Emotions run high as each of their pasos make their way through the streets of the charming historic quarter of Cáceres over the course of the week.
Cristo Negro and other Holy Week processions in Cáceres
Spring is the perfect season to visit the city, when temperatures are warmer and it is a pleasure to wander around the cobbled streets. If you visit during Holy Week the streets will be filled with events you can’t miss. One of the most famous and which draws the biggest crowds to the old quarter is the Cristo Negro procession. This paso is paraded on the night of Holy Wednesday into the morning of Maundy Thursday and bears one single statue – Santo Crucifijo de Santa María – known as ‘Cristo Negro’ (Black Christ) due to the dark brown wood of the statue.

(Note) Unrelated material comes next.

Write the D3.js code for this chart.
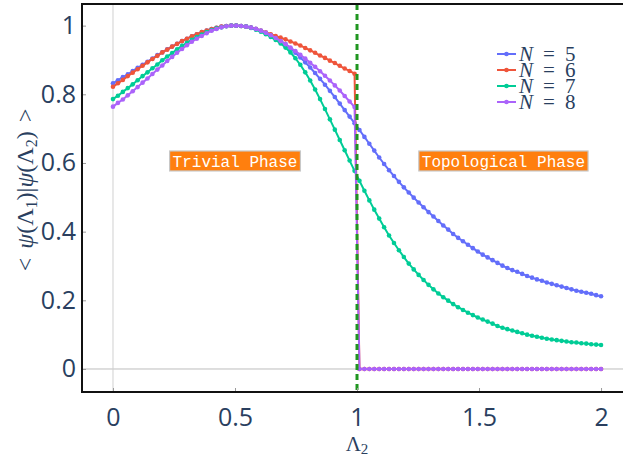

It is a wood carving of Jesus Christ on the Cross by an anonymous 14th century artist. This brotherhood has strict rules: the procession cannot leave the confines of the medieval city wall, the brothers take a vow of silence and the number of members is limited. They must all wear the black tunic of the Benedictine monks and keep their faces covered.

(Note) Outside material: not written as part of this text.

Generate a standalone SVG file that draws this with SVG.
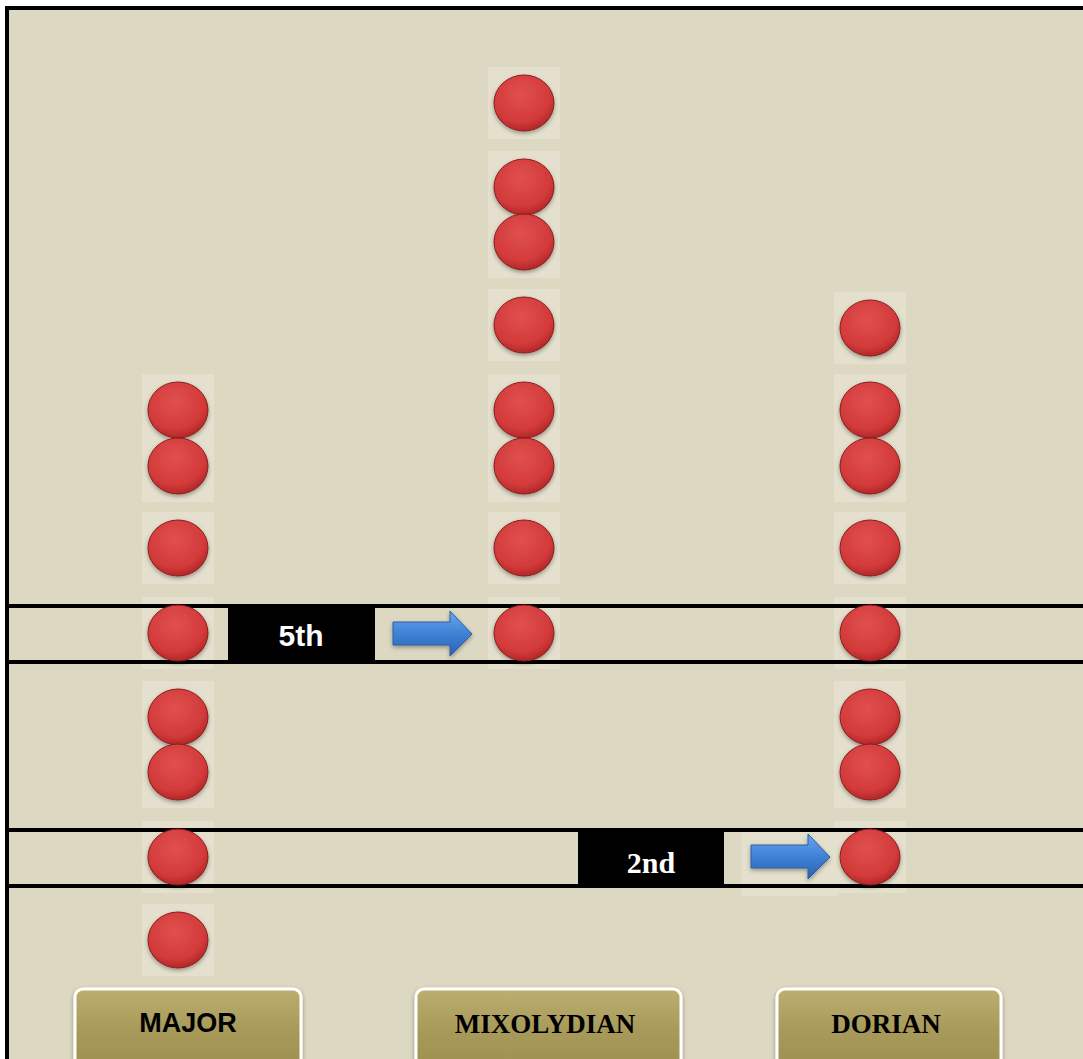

The solemnity of the atmosphere and the heavy silence create quite an impact. Make sure you watch it as it leaves the impressive Concatedral de Santa María co-cathedral . On the stroke of midnight, the mayordomo knocks on the door three times and breaks the silence by crying ‘Let the Brotherhood of the Black Christ come forth, for that is God’s will!’
The Cristo Negro procession is torch-lit – a reminder of the city’s medieval past. The all-encompassing silence is only broken by someone singing a saeta – an unaccompanied song of devotion – from time to time. The whole experience will send shivers down your spine.
Another important brotherhood, Nuestro Padre Jesús Nazareno, owns eleven pasos which are divided between two processions. One is the Procesión del Silencio, a silent procession that draws crowds to the streets of Cáceres on the afternoon of Palm Sunday. The other is the Procesión de la Madrugada, in the early hours of Good Friday, which is made up of the largest number of pasos.
The Vera Cruz brotherhood brings out five pasos on Maundy Thursday: Oración en el Huerto, Beso de Judas, La Flagelación, Cristo de la Salud y la Expiración, and Dolorosa de la Cruz. The last one is a replica of the sculpture by one of the representatives of the Castilian school of Baroque sculpture, Gregorio Fernández.
As well as the processions in the old town of Cáceres, the Pasión Viviente is a must-see. This is a live re-enactment of the Passion of our Lord Jesus Christ that has been performed every Thursday before Palm Sunday since 2018 around the streets of the old town, including Plaza Mayor and Plaza de Santa María. Scenes include Jesus at Herod’s court played out at Palacio de los Golfines and the Crucifixion in Plaza de San Mateo. This is a different way of experiencing Holy Week and should not be missed.